Tuesday, December 23, 2025

Harriet Tubman: Live in Concert


Harriet Tubman: Live in Concert
by Bob the Drag Queen (2025) 230 pages

If you reimagine history's timeline and allow for a bit of jiggering around, perhaps you'll enjoy this short novel about Darnell, a struggling music producer who finds himself face to face with the real Harriet Tubman and a handful of her associates called the Freemans. Harriet wants to reach out to people today and to help them understand history, and to bring them to freedom. In spite of slavery not existing as it had in the past, it's clear that many people are not truly free, including Darnell, who's been afraid to live openly as the gay man he is. Darnell's task is to help Harriet and the Freemans produce a record and to put on a concert.

I do not know enough about Harriet Tubman's actual personality, but her depiction seems realistic. I enjoyed the imaginary interactions with this talented group of people.


Thursday, June 15, 2017

The Underground Railroad

The Underground Railroad by Colson Whitehead, 306 pages.

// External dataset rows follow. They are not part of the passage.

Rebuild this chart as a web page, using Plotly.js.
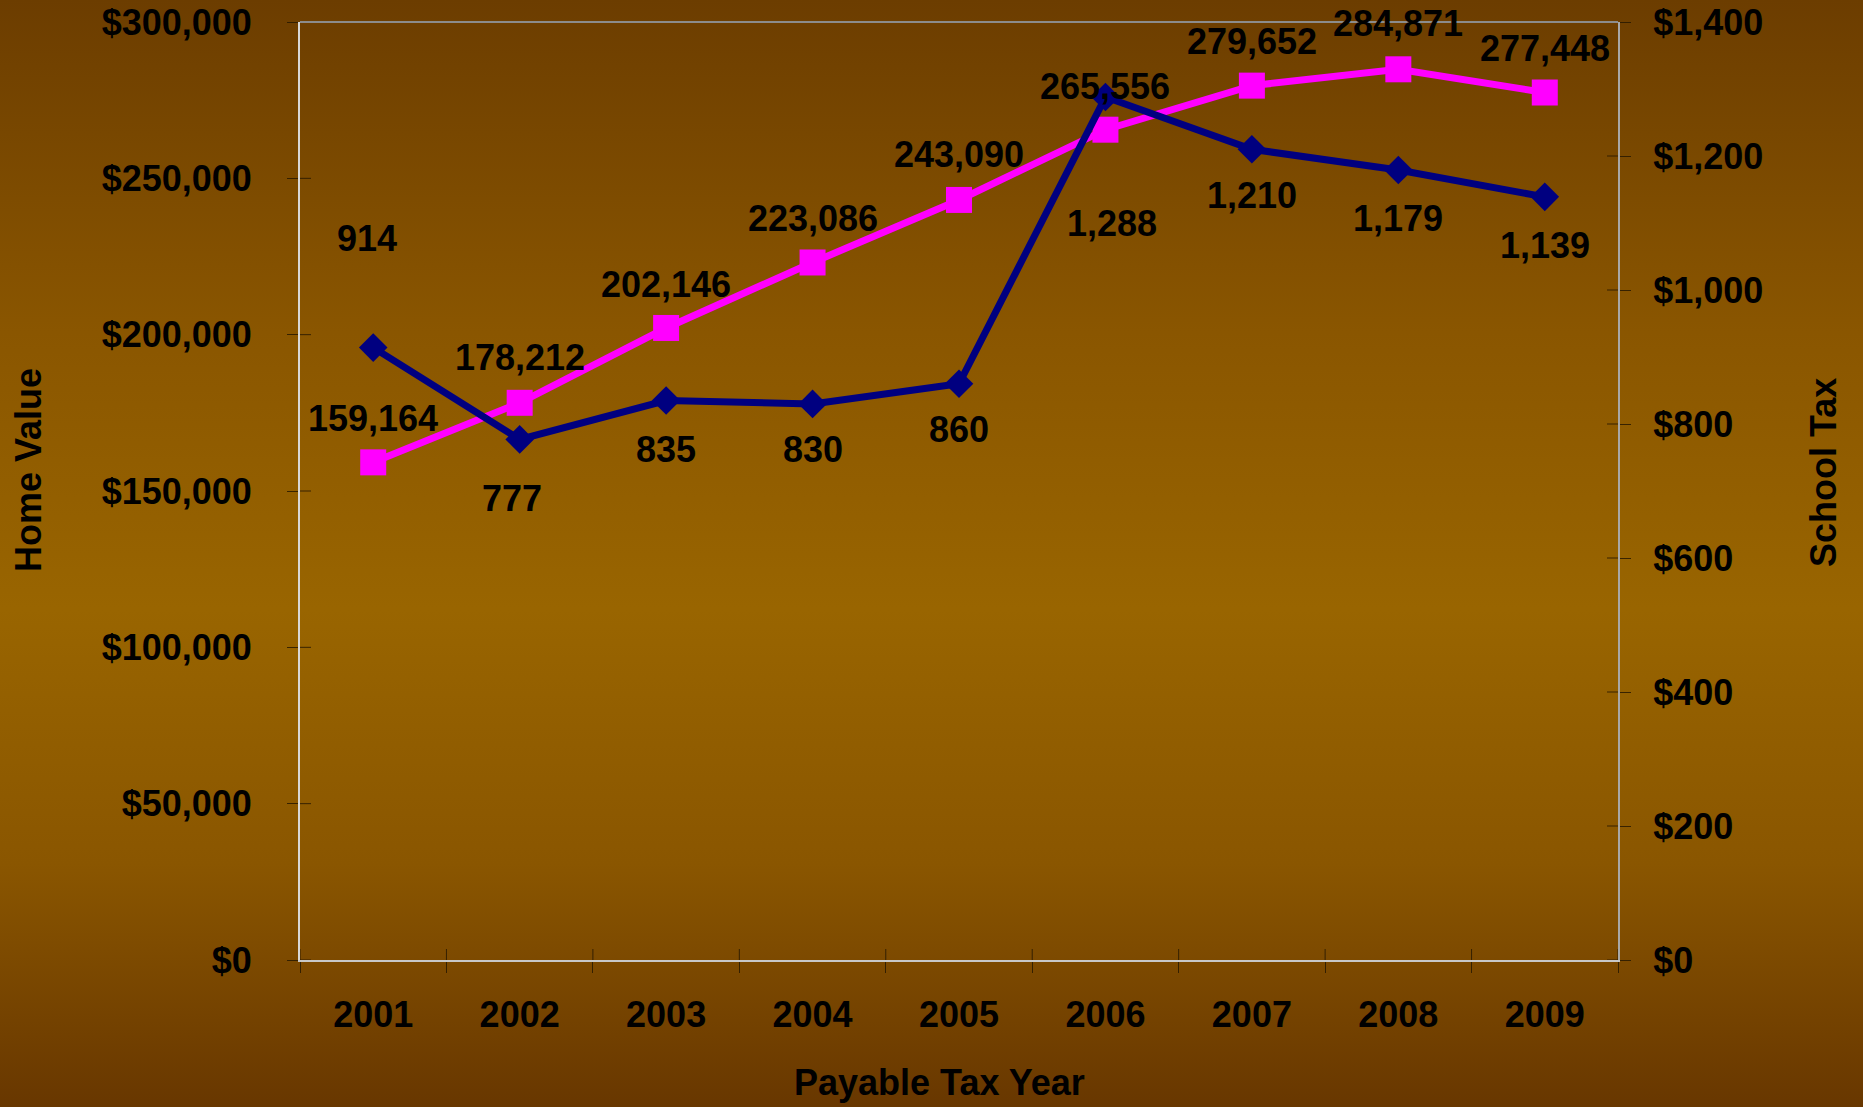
<!DOCTYPE html>
<html>
<head>
<meta charset="utf-8">
<script src="https://cdn.plot.ly/plotly-3.0.1.min.js"></script>
<style>
  html, body { margin: 0; padding: 0; width: 1863px; height: 1107px; overflow: hidden;
    background: linear-gradient(to bottom, #6c3d00 0%, #8a5600 30%, #996500 55%, #8a5600 78%, #683700 100%); }
  #chart { width: 1863px; height: 1107px; }
</style>
</head>
<body>
<div id="chart"></div>
<script>
// ---- data ----
const years = ['2001','2002','2003','2004','2005','2006','2007','2008','2009'];
const homeValue = [159164, 178212, 202146, 223086, 243090, 265556, 279652, 284871, 277448];
const schoolTax = [914, 777, 835, 830, 860, 1288, 1210, 1179, 1139];

// ---- axis setup ----
const homeRange = [0, 300000], homeStep = 50000;
const taxRange = [0, 1400], taxStep = 200;

// ---- label placement (layout only) ----
const homeLabelDy = [44, 45, 43, 44, 45, 43, 44, 46, 44];
const taxLabelDy = [109, -59, -49, -46, -46, -126, -46, -48, -49];
const taxLabelDx = [-6, -8, 0, 0, 0, 7, 0, 0, 0];

const FONT = 'Liberation Sans, Arial, sans-serif';
const fmt = v => v.toLocaleString('en-US');

const W = 1863, H = 1107;
const M = { l: 300, r: 245, t: 22, b: 147 };
const PW = W - M.l - M.r, PH = H - M.t - M.b;
const px2x = p => p / PW, px2y = p => p / PH;

const traces = [
  {
    x: years, y: homeValue, name: 'Home Value', type: 'scatter', mode: 'lines+markers',
    line: { color: '#FF00FF', width: 7 },
    marker: { symbol: 'square', size: 26, color: '#FF00FF' },
    xaxis: 'x', yaxis: 'y', cliponaxis: false
  },
  {
    x: years, y: schoolTax, name: 'School Tax', type: 'scatter', mode: 'lines+markers',
    line: { color: '#000080', width: 7 },
    marker: { symbol: 'diamond', size: 22, color: '#000080' },
    xaxis: 'x', yaxis: 'y2', cliponaxis: false
  }
];

const labelFont = { family: FONT, size: 36, color: '#000000', weight: 'bold' };
const annotations = [];
years.forEach((yr, i) => {
  annotations.push({
    xref: 'x', yref: 'y', x: i, y: homeValue[i], text: fmt(homeValue[i]),
    showarrow: false, yshift: homeLabelDy[i], xanchor: 'center', yanchor: 'middle',
    font: labelFont
  });
  annotations.push({
    xref: 'x', yref: 'y2', x: i, y: schoolTax[i], text: fmt(schoolTax[i]),
    showarrow: false, yshift: taxLabelDy[i], xshift: taxLabelDx[i], xanchor: 'center', yanchor: 'middle',
    font: labelFont
  });
});

// axis titles (placed as in the original, slightly off-centre)
annotations.push({
  xref: 'paper', yref: 'paper', x: px2x(28 - M.l), y: px2y(H - M.b - 470),
  text: 'Home Value', textangle: -90, showarrow: false, xanchor: 'center', yanchor: 'middle',
  font: labelFont
});
annotations.push({
  xref: 'paper', yref: 'paper', x: px2x(1824 - M.l), y: px2y(H - M.b - 473),
  text: 'School Tax', textangle: -90, showarrow: false, xanchor: 'center', yanchor: 'middle',
  font: labelFont
});
annotations.push({
  xref: 'paper', yref: 'paper', x: px2x(939 - M.l), y: px2y(H - M.b - 1082),
  text: 'Payable Tax Year', showarrow: false, xanchor: 'center', yanchor: 'middle',
  font: labelFont
});

const tickCol = 'rgba(40,25,0,0.85)';
const tickFont = { family: FONT, size: 36, color: '#000', weight: 'bold' };
const TL = 11;

// inner halves of the crossing tick marks + top border
const shapes = [];
for (let v = homeRange[0]; v <= homeRange[1]; v += homeStep) {
  shapes.push({ type: 'line', xref: 'paper', yref: 'y', x0: 0, x1: px2x(TL), y0: v, y1: v,
    line: { color: tickCol, width: 1 } });
}
for (let v = taxRange[0]; v <= taxRange[1]; v += taxStep) {
  shapes.push({ type: 'line', xref: 'paper', yref: 'y2', x0: 1 - px2x(TL), x1: 1, y0: v, y1: v,
    line: { color: tickCol, width: 1 } });
}
for (let k = 0; k <= years.length; k++) {
  shapes.push({ type: 'line', xref: 'x', yref: 'paper', x0: k - 0.5, x1: k - 0.5, y0: 0, y1: px2y(TL),
    line: { color: tickCol, width: 1 } });
}
shapes.push({ type: 'line', xref: 'paper', yref: 'paper', x0: 0, x1: 1, y0: 1, y1: 1,
  line: { color: '#8c8c8c', width: 2 } });

const layout = {
  width: W, height: H,
  paper_bgcolor: 'rgba(0,0,0,0)', plot_bgcolor: 'rgba(0,0,0,0)',
  margin: M,
  showlegend: false,
  font: { family: FONT, color: '#000' },
  xaxis: {
    type: 'category', range: [-0.5, years.length - 0.5], tickson: 'boundaries',
    ticks: 'outside', ticklen: TL, tickwidth: 1, tickcolor: tickCol,
    showgrid: false, zeroline: false,
    showline: true, linecolor: '#c8c8c8', linewidth: 2,
    tickfont: tickFont, ticklabelstandoff: 22
  },
  yaxis: {
    range: homeRange, dtick: homeStep, tickformat: '$,.0f',
    ticks: 'outside', ticklen: TL, tickwidth: 1, tickcolor: tickCol,
    showgrid: false, zeroline: false,
    showline: true, linecolor: '#d8d8d8', linewidth: 2,
    tickfont: tickFont, ticklabelstandoff: 28
  },
  yaxis2: {
    overlaying: 'y', side: 'right', anchor: 'x', range: taxRange, dtick: taxStep, tickformat: '$,.0f',
    ticks: 'outside', ticklen: TL, tickwidth: 1, tickcolor: tickCol,
    showgrid: false, zeroline: false, showline: true, linecolor: '#a8a8a8', linewidth: 2,
    tickfont: tickFont, ticklabelstandoff: 15
  },
  shapes: shapes,
  annotations: annotations
};

Plotly.newPlot('chart', traces, layout, { staticPlot: true, displayModeBar: false });
</script>
</body>
</html>
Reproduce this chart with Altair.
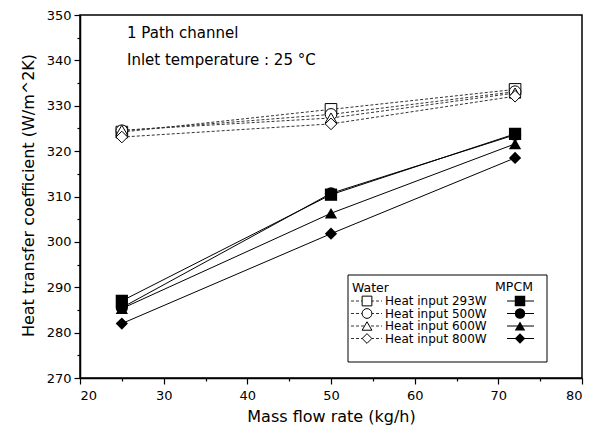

Whitehead won the Carnegie Medal for Fiction, the Pulitzer Prize, the National Book Award, and a host of other prizes for this excellent novel. Cora's grandmother ended up on the Randall plantation in Georgia after being kidnapped, and bought and sold. She lives a horrific existence. Her daughter Mabel manages to escape from captivity when Cora is about eleven, but Cora is left to fend for herself and she can not forgive her mother for leaving her behind.
Whitehead, an author who seems to be able to tell an engaging and readable story on any subject, does not falter when the subject is the something as horrific as slavery. He does not hide the larger tale by focusing on his characters and their small part in history. In fact he is at his most compelling in this amazing book when he casually conveys the vastness of the horror and cruelty suffered by so many as they form the backdrop in the circles Cora travels through. Each station on the railroad is a different place and time in this warped America, and at each station Cora must witness some fresh hell as it is visited upon her or on someone she knows. I imagine that this is a book that the reader will need to return to again and again.